Thursday, July 1, 2021

Questioning Priorities

     Thursday afternoon! What do you know? I'm glad this all worked out. I'm busy tomorrow, and today has worked out great, so I'm in. I love it when things like that happen. I know that people often make comments about “doors closing, and windows opening,” but when you get to see it, and feel it, in action, it truly is remarkable. I do feel a little guilty though. Today is my Daughter's Birthday. She's turning 22. Her 21st kind of got screwed last year because of Covid, so this is supposed to be a big one. However I will not be going. I have band practice. Under normal circumstances, I would have definitely taken the night off. But, we have a show coming up in 3 weeks. And, we have only played together twice in a year and a half. So, we need the practice. Plus, it being summer and all. Newly reopened and all. Other people have vacations scheduled. So we have to practice when we can. And, unfortunately, tonight is when we can. It feels weird. My wife's family and my family are going to be there. I am the only one not making it. It will be obvious. But, that's the life. Everyone knows. And she understands. Which is why I'm busy tomorrow. I'll get to see her then. It'll be a much smaller group, and a much more fun establishment, so she isn't really missing out. Actually, now that I'm thinking about it, she's making out. She gets 2 Birthdays! That should hopefully make up for it. Not that there's really anything to make up for, but somehow I feel like you get my drift. And, also, on a side note, in a selfish way, I hope my bandmates realize the sacrifice I'm making to accommodate their schedules.

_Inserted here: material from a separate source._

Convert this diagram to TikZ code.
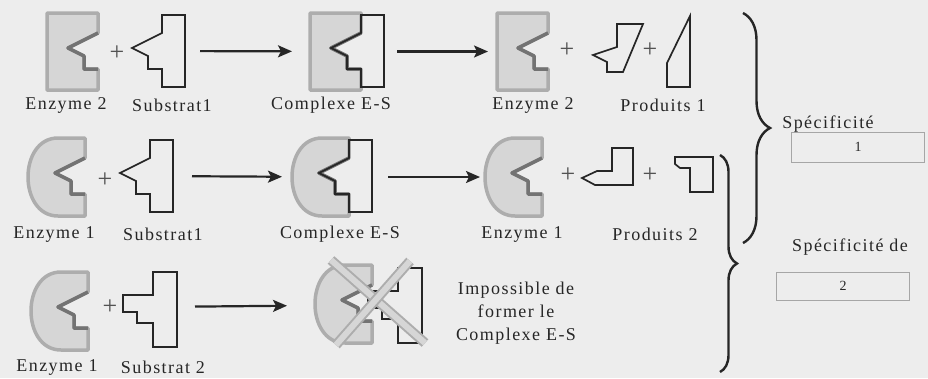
\documentclass[tikz,border=0pt]{standalone}
\usepackage{fontspec}
\setmainfont{Liberation Serif}[LetterSpace=8.0]
\usetikzlibrary{arrows.meta,decorations.pathreplacing}

\definecolor{paper}{gray}{0.93}
\definecolor{enzfill}{gray}{0.84}
\definecolor{enzrim}{gray}{0.68}
\definecolor{enzsite}{gray}{0.45}
\definecolor{ink}{gray}{0.15}

\newcommand{\lblfont}{\fontsize{18}{23}\selectfont}

\tikzset{
	enzyme/.style={fill=enzfill,draw=enzrim,line width=3.5pt,line join=round},
	site/.style={draw=enzsite,line width=3.5pt,line join=round},
	molecule/.style={draw=ink,line width=1.7pt,line join=miter},
	% square enzyme, origin = top left
	pics/enzsq/.style={code={
		\path[enzyme] (0,0) -- (51,0) -- (51,20) -- (21,35) -- (37,43) -- (37,56) -- (51,56) -- (51,77) -- (0,77) -- cycle;
		\draw[site] (51,20) -- (21,35) -- (37,43) -- (37,56) -- (51,56);
	}},
	% rounded enzyme, origin = top left
	pics/enzc/.style={code={
		\path[enzyme] (57,0) -- (30,0) .. controls (-10,0) and (-10,78) .. (30,78) -- (57,78) -- (57,56) -- (43,56) -- (43,43) -- (27,35) -- (57,20) -- cycle;
		\draw[site] (57,20) -- (27,35) -- (43,43) -- (43,56) -- (57,56);
	}},
	pics/subone/.style={code={
		\draw[molecule] (30,0) -- (53,0) -- (53,72) -- (30,72) -- (30,54) -- (16,54) -- (16,41) -- (0,33) -- (30,18) -- cycle;
	}},
	pics/subtwo/.style={code={
		\draw[molecule] (30,0) -- (54,0) -- (54,75) -- (30,75) -- (30,51) -- (14,51) -- (14,40) -- (0,40) -- (0,23) -- (30,23) -- cycle;
	}},
}

\begin{document}
\begin{tikzpicture}[x=1pt,y=-1pt]
	\fill[paper] (0,0) rectangle (928,378);
	\useasboundingbox (0,0) rectangle (928,378);

	\begin{scope}[every node/.style={inner sep=0pt,outer sep=0pt,anchor=north west}]
		% row 1
		\node[minimum width=51pt,minimum height=77pt] (e2a) at (47,13) {};
		\node[minimum width=53pt,minimum height=72pt] (s1a) at (132,15) {};
		\node[minimum width=74pt,minimum height=77pt] (es1) at (310,13) {};
		\node[minimum width=51pt,minimum height=77pt] (e2b) at (497,13) {};
		% row 2
		\node[minimum width=57pt,minimum height=78pt] (e1a) at (28,138) {};
		\node[minimum width=53pt,minimum height=72pt] (s1b) at (120,140) {};
		\node[minimum width=80pt,minimum height=78pt] (es2) at (292,138) {};
		\node[minimum width=57pt,minimum height=78pt] (e1b) at (485,138) {};
		% row 3
		\node[minimum width=57pt,minimum height=78pt] (e1c) at (31,272) {};
		\node[minimum width=54pt,minimum height=70pt] (s2) at (123,272) {};
		\node[minimum width=107pt,minimum height=80pt] (es3) at (315,265) {};
	\end{scope}

	% row 1 shapes
	\pic at (e2a.north west) {enzsq};
	\pic at (s1a.north west) {subone};
	\pic at (es1.north west) {enzsq};
	\pic at (331,15) {subone};
	\pic at (e2b.north west) {enzsq};
	\draw[molecule] (617,24) -- (643,24) -- (623,72) -- (607,72) -- (607,62) -- (593,55) -- (617,47) -- cycle;
	\draw[molecule] (667,87) -- (690,87) -- (690,16) -- (667,63) -- cycle;

	% row 2 shapes
	\pic at (e1a.north west) {enzc};
	\pic at (s1b.north west) {subone};
	\pic at (es2.north west) {enzc};
	\pic at (319,140) {subone};
	\pic at (e1b.north west) {enzc};
	\draw[molecule] (612,148) -- (633,148) -- (633,185) -- (595,185) -- (582,178) -- (597,171) -- (612,171) -- cycle;
	\draw[molecule] (675,157) -- (713,157) -- (713,192) -- (690,192) -- (690,168) -- (680,168) -- (675,164) -- cycle;

	% row 3 shapes
	\pic at (e1c.north west) {enzc};
	\pic at (s2.north west) {subtwo};
	\pic at (es3.north west) {enzc};
	\pic at (368,268) {subtwo};
	\draw[draw=enzrim,double=enzfill,double distance=6pt,line width=2pt] (331,260) -- (425,343);
	\draw[draw=enzrim,double=enzfill,double distance=6pt,line width=2pt] (410,261) -- (336,345);

	\begin{scope}[every node/.style={font=\lblfont,text=ink}]
		\node (lb1) at (66,105) {Enzyme 2};
		\node (lb2) at (172,105) {Substrat1};
		\node (lb3) at (331,105) {Complexe E-S};
		\node (lb4) at (533,105) {Enzyme 2};
		\node (lb5) at (663,105) {Produits 1};

		\node (lb6) at (54,234) {Enzyme 1};
		\node (lb7) at (163,234) {Substrat1};
		\node (lb8) at (340,234) {Complexe E-S};
		\node (lb9) at (522,234) {Enzyme 1};
		\node (lb10) at (655,234) {Produits 2};

		\node (lb11) at (57,367) {Enzyme 1};
		\node (lb12) at (163,367) {Substrat 2};
		\node[align=center] (nope) at (516,313) {Impossible de\\former le\\Complexe E-S};

		\node (spec1) at (828,124) {Spécificité};
		\node (spec2) at (850,247) {Spécificité de};
	\end{scope}

	\begin{scope}[every node/.style={font=\fontsize{26}{26}\selectfont,text=ink!80}]
		\node (p1) at (117,53) {+};
		\node (p2) at (567,50) {+};
		\node (p3) at (650,50) {+};
		\node (p4) at (105,180) {+};
		\node (p5) at (568,175) {+};
		\node (p6) at (650,175) {+};
		\node (p7) at (110,307) {+};
	\end{scope}

	\begin{scope}[every node/.style={draw=gray!70,line width=0.7pt,font=\fontsize{14}{16}\selectfont,text=ink}]
		\node[minimum width=133pt,minimum height=30pt] (box1) at (858,147) {1};
		\node[minimum width=133pt,minimum height=28pt] (box2) at (843,286) {2};
	\end{scope}

	\begin{scope}[>={Stealth[length=14pt,width=12pt,inset=3pt]},
				every edge/.style={draw=ink,line width=2.2pt}]
		\path [->] (s1a) edge[shorten <=15pt,shorten >=18pt] (es1);
		\path [->] (es1) edge[shorten <=13pt,shorten >=9pt] (e2b);
		\path [->] (s1b) edge[shorten <=19pt,shorten >=10pt] (es2);
		\path [->] (es2) edge[shorten <=16pt,shorten >=5pt] (e1b);
		\path [->] (s2) edge[shorten <=18pt,shorten >=28pt] (es3);
	\end{scope}

	% braces
	\draw[ink,line width=2.4pt,decorate,decoration={brace,amplitude=27pt}] (743,13) -- (743,243);
	\draw[ink,line width=2.4pt,decorate,decoration={brace,amplitude=17pt}] (720,155) -- (720,372);
\end{tikzpicture}
\end{document}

     Not that any of them would ever actually question my priorities, but it's nice to show them that it's still the same. Everyone I know knows, so it's not like a mystery. Once I cancelled practice because my foot hurt so bad I couldn't walk very well. I never got so many phone calls before in my life! Everyone wanting to make sure I was okay. Figuring since I cancelled, it must be pretty bad. Well, it is good to know that the way I feel about things comes off in my behavior, and the people close to me get it. I wouldn't want, and couldn't have, it any other way. I'm always suspicious of people who think they are different than they are. But that sounds like the beginning of another story for another day. Today I'd like to finish the idea that I've been trying to tell you about for a couple of weeks now. I keep getting distracted! Which is fine. It's part of the process. But today, one of the parts of the process, is completed! Once again, I will say, it is a trip how things work out. I love this journey called Life. Even though at times it can be frustrating and confusing. A couple of weeks ago I started off by telling you that I was working on a new game. I was telling you that it was such a magical experience, that the idea just “popped” into my head. I was attempting to tell you that it was so much different than before, because this one practically “popped” in complete. I was about to tell you how it was so amazing, because I never had one come to me with so little effort involved. Well, that was a couple of weeks ago.


     It's now been 3 weeks. And, it did come in pretty easy. But by no means complete. I was close, and it probably would've been fine. At least for now. My wife and I had fun playing it. But there seemed to me to be just a couple of things that could go better. Granted, we're just getting the basics down, I know there's still a lot of development to do. But I like to make sure I have a “working model” before I move on. And I could not get over this feeling that things could be a little bit better. And I do realize I mean a “little” bit. But I was agonizing over it. Agony might be too strong a word, but I'm leaving it in! I spent no less than 6 full days trying to get the math to work right. I knew there had to be a way to get the results I wanted, but it seemed like it might be an impossibility. I couldn't accept that. I knew there had to be a way. It invaded my dreams a couple of nights. I don't know if you've ever had anything like that happen, but it's hard to feel rested when you wake up feeling that you've already spent a whole day working on something. I could not let it go. It has consumed me. I had to force myself to stop. Several times. Then I finally realized something had to give. I wanted 2 different things to be able to happen. But I had to decide which I actually wanted more. Then, after days of effort, I finally noticed what was actually important, and what I was “trying” to fit in. As soon as I decided to stop “trying” to put my idea into “the” idea, I saw it. And it's turned out wonderful. I figured it out just before lunch. I feel lighter. And now I can go into the Holiday Weekend with a light heart, clean mind, and new game.